Having fallen in love with the Prince, she asks the witch Ježibaba to turn her into a human, but that leads to her losing the ability to talk, and if the Prince rejects her she will be
trapped between earth and water, neither human nor a small force of nature like the gentle wave in the water that she once was. It is an enchanting story recalling the famous Undine of the
German writer Friedrich de la Motte, but from the depths of the Czech countryside where Dvořák owned a retreat away from Prague. The staging included a pool of water with a heavy covering
that could be lifted to show Rusalka’s sisters, the other rusalki, along with the ‘water goblin’ Vodník. An air of magical irreality pervaded the staging as dancers clambered on gantries and
sat suspended on and between ropes hanging from above.
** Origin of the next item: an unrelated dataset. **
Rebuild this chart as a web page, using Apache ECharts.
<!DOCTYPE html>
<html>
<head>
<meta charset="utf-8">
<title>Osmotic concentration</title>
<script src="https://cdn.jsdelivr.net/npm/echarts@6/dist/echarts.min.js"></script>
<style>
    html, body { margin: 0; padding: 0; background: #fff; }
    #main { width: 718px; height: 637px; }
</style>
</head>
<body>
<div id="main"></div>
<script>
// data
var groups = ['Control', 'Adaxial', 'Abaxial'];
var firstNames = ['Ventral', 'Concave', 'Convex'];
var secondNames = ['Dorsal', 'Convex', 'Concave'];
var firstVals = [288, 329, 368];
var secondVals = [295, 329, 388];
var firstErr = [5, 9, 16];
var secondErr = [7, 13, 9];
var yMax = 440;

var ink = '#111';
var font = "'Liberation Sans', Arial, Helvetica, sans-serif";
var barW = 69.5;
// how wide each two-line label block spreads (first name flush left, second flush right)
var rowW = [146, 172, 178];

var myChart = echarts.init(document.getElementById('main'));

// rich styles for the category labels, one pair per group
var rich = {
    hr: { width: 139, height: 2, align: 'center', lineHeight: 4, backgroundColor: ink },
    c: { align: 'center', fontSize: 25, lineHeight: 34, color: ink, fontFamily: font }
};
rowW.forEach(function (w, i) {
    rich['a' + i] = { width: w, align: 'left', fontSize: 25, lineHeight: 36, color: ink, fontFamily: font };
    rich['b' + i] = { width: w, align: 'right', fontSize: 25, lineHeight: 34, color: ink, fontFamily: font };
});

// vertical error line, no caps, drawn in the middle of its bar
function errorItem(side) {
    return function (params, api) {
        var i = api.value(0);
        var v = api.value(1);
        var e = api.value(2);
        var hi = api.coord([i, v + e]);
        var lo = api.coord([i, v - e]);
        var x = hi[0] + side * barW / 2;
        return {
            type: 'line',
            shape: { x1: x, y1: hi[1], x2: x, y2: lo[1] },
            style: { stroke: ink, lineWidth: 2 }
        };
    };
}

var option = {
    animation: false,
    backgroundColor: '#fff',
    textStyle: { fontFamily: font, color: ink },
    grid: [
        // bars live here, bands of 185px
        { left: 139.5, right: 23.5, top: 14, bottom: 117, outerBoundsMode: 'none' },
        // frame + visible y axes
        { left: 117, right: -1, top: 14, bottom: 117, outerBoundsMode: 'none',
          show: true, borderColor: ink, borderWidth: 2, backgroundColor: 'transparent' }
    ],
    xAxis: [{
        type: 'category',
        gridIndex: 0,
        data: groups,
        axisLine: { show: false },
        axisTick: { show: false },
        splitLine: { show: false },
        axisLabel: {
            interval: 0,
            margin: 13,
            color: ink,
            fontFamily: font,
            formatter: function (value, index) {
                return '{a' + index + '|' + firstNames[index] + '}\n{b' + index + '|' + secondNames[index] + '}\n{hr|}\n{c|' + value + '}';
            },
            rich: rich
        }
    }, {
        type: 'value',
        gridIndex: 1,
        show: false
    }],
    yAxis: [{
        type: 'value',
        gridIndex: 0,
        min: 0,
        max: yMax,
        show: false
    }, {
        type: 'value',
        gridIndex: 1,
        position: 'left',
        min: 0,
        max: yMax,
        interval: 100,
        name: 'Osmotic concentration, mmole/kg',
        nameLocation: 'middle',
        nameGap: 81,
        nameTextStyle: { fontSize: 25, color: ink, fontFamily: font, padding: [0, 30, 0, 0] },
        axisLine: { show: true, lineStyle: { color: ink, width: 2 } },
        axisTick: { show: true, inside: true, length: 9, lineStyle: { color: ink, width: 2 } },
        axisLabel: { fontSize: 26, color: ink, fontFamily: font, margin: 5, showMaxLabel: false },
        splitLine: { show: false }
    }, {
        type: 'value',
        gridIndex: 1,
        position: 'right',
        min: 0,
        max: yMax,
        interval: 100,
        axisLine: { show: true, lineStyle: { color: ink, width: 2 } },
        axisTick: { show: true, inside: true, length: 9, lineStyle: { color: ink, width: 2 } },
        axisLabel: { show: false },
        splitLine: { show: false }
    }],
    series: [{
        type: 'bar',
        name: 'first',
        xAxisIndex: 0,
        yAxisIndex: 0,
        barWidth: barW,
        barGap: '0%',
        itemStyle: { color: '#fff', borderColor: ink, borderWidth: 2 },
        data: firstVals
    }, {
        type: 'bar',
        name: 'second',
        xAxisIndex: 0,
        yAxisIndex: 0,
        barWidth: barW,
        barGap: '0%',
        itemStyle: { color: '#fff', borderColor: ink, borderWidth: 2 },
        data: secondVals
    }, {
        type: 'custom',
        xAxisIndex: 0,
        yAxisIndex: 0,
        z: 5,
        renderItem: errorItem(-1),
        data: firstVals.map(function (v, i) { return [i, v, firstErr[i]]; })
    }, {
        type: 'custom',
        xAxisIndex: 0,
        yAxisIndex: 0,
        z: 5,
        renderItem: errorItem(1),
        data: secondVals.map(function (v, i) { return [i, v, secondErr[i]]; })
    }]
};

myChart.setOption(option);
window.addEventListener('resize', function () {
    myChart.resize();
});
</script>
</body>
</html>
The world of nature does not quite obey the rational rules we humans live by, a fact fully realised in this excellent production. As
Rusalka herself, Natalya Romaniw was outstanding. Her powerful and compelling singing was supported by a stage presence showing her ambivalent existence as she sings of being ‘a child of
cool water, and all this is alien to me’. The fatherly Vodník who warns her of the dangers of joining the human realm with its social rules and class distinctions was the warm- voiced
baritone Musa Ngqungwana, with Christine Rice as a strong and imposing Ježibaba. As the Prince, Gerard Schneider displayed a noble tone, and Sky Ingram, excellent as the spiteful Princess
who mocks Rusalka, gladly welcomed pantomime boos at the end. Conductor Douglas Boyd revealed the fine juxtaposition of darkness and light in Dvořák’s score, providing a late afternoon and
evening exhibiting the subtlety underlying the natural world. Marvellous.